**Task to carry out**
Write every line out verbatim and omit the pictures.

**Data rows**
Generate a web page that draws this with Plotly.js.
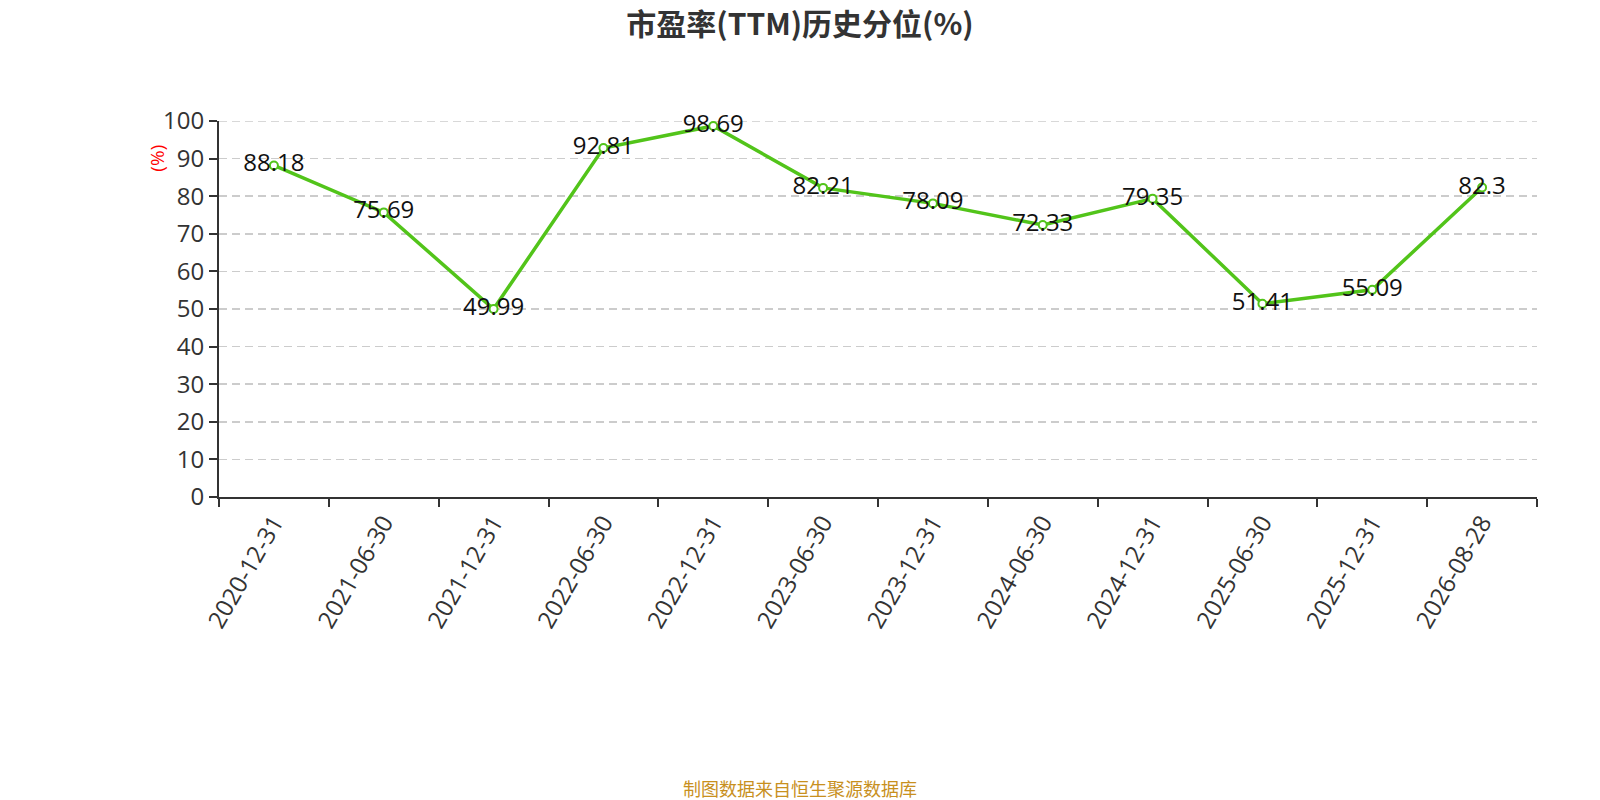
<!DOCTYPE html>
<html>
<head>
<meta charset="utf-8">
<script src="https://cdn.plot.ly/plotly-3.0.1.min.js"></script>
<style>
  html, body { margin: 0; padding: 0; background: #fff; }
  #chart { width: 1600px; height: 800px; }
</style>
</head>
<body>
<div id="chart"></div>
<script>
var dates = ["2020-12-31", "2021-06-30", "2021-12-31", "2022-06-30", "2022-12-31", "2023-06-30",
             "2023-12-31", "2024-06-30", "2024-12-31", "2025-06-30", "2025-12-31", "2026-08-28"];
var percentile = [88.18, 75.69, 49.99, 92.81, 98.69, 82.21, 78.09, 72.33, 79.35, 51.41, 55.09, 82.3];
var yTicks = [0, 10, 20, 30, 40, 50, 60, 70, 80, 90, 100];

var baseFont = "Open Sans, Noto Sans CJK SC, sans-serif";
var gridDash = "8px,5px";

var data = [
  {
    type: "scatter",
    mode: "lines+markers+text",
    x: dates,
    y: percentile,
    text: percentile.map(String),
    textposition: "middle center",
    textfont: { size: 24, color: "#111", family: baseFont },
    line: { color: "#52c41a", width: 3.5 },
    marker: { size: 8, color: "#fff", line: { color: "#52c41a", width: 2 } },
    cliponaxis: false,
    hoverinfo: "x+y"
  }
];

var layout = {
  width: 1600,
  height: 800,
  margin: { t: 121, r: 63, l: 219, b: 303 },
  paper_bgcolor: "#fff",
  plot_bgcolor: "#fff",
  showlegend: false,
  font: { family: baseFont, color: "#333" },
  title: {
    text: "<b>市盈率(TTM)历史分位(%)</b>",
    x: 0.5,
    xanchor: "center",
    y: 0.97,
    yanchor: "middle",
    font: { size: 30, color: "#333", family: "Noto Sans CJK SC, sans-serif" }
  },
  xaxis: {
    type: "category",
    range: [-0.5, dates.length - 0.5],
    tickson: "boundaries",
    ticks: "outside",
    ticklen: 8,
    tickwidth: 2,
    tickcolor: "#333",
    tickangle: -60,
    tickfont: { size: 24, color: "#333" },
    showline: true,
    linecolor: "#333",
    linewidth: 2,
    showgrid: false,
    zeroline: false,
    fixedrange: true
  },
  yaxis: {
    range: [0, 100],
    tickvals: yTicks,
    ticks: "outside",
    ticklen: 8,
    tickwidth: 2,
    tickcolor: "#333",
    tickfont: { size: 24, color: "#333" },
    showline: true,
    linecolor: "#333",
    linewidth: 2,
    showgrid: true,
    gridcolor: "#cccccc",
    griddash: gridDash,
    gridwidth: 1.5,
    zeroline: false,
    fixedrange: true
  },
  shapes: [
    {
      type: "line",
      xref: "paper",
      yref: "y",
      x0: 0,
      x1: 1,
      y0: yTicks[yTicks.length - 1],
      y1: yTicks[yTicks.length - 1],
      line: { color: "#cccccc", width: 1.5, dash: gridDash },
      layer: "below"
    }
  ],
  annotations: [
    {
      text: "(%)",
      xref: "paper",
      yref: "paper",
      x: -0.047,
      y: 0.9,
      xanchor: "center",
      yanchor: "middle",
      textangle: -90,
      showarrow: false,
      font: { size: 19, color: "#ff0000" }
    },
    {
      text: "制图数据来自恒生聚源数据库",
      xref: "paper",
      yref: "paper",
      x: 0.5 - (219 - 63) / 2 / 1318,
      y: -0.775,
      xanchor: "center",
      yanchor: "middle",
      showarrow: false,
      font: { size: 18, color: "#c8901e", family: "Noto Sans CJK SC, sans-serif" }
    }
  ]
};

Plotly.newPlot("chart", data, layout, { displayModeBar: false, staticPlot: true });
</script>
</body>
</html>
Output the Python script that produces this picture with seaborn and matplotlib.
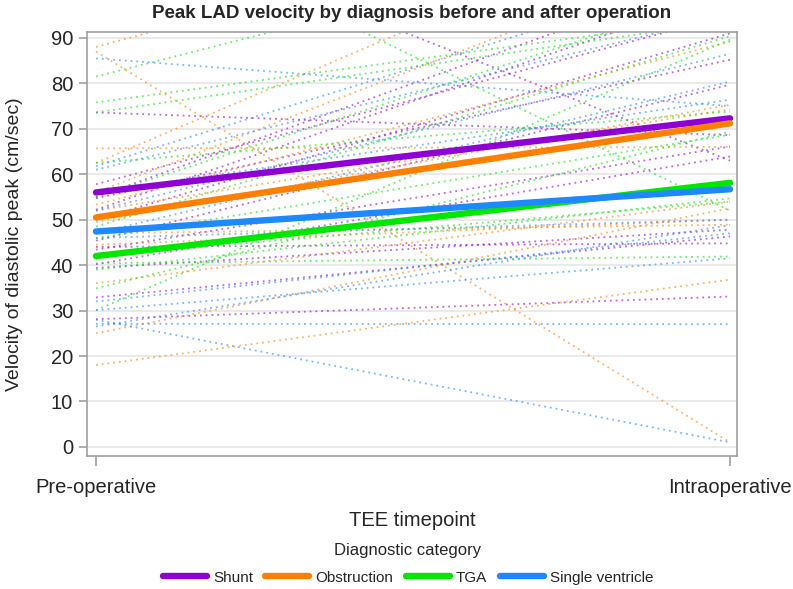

**The answer**
Generate a web page that draws this with Plotly.js.
<!DOCTYPE html>
<html>
<head>
<meta charset="utf-8">
<script src="https://cdn.plot.ly/plotly-3.0.1.min.js"></script>
<style>
  html, body { margin: 0; padding: 0; background: #fff; }
  #chart { width: 1600px; height: 800px; }
</style>
</head>
<body>
<div id="chart"></div>
<script>
var dates = ["2020-12-31", "2021-06-30", "2021-12-31", "2022-06-30", "2022-12-31", "2023-06-30",
             "2023-12-31", "2024-06-30", "2024-12-31", "2025-06-30", "2025-12-31", "2026-08-28"];
var percentile = [88.18, 75.69, 49.99, 92.81, 98.69, 82.21, 78.09, 72.33, 79.35, 51.41, 55.09, 82.3];
var yTicks = [0, 10, 20, 30, 40, 50, 60, 70, 80, 90, 100];

var baseFont = "Open Sans, Noto Sans CJK SC, sans-serif";
var gridDash = "8px,5px";

var data = [
  {
    type: "scatter",
    mode: "lines+markers+text",
    x: dates,
    y: percentile,
    text: percentile.map(String),
    textposition: "middle center",
    textfont: { size: 24, color: "#111", family: baseFont },
    line: { color: "#52c41a", width: 3.5 },
    marker: { size: 8, color: "#fff", line: { color: "#52c41a", width: 2 } },
    cliponaxis: false,
    hoverinfo: "x+y"
  }
];

var layout = {
  width: 1600,
  height: 800,
  margin: { t: 121, r: 63, l: 219, b: 303 },
  paper_bgcolor: "#fff",
  plot_bgcolor: "#fff",
  showlegend: false,
  font: { family: baseFont, color: "#333" },
  title: {
    text: "<b>市盈率(TTM)历史分位(%)</b>",
    x: 0.5,
    xanchor: "center",
    y: 0.97,
    yanchor: "middle",
    font: { size: 30, color: "#333", family: "Noto Sans CJK SC, sans-serif" }
  },
  xaxis: {
    type: "category",
    range: [-0.5, dates.length - 0.5],
    tickson: "boundaries",
    ticks: "outside",
    ticklen: 8,
    tickwidth: 2,
    tickcolor: "#333",
    tickangle: -60,
    tickfont: { size: 24, color: "#333" },
    showline: true,
    linecolor: "#333",
    linewidth: 2,
    showgrid: false,
    zeroline: false,
    fixedrange: true
  },
  yaxis: {
    range: [0, 100],
    tickvals: yTicks,
    ticks: "outside",
    ticklen: 8,
    tickwidth: 2,
    tickcolor: "#333",
    tickfont: { size: 24, color: "#333" },
    showline: true,
    linecolor: "#333",
    linewidth: 2,
    showgrid: true,
    gridcolor: "#cccccc",
    griddash: gridDash,
    gridwidth: 1.5,
    zeroline: false,
    fixedrange: true
  },
  shapes: [
    {
      type: "line",
      xref: "paper",
      yref: "y",
      x0: 0,
      x1: 1,
      y0: yTicks[yTicks.length - 1],
      y1: yTicks[yTicks.length - 1],
      line: { color: "#cccccc", width: 1.5, dash: gridDash },
      layer: "below"
    }
  ],
  annotations: [
    {
      text: "(%)",
      xref: "paper",
      yref: "paper",
      x: -0.047,
      y: 0.9,
      xanchor: "center",
      yanchor: "middle",
      textangle: -90,
      showarrow: false,
      font: { size: 19, color: "#ff0000" }
    },
    {
      text: "制图数据来自恒生聚源数据库",
      xref: "paper",
      yref: "paper",
      x: 0.5 - (219 - 63) / 2 / 1318,
      y: -0.775,
      xanchor: "center",
      yanchor: "middle",
      showarrow: false,
      font: { size: 18, color: "#c8901e", family: "Noto Sans CJK SC, sans-serif" }
    }
  ]
};

Plotly.newPlot("chart", data, layout, { displayModeBar: false, staticPlot: true });
</script>
</body>
</html>
Output the Python script that produces this picture with seaborn and matplotlib.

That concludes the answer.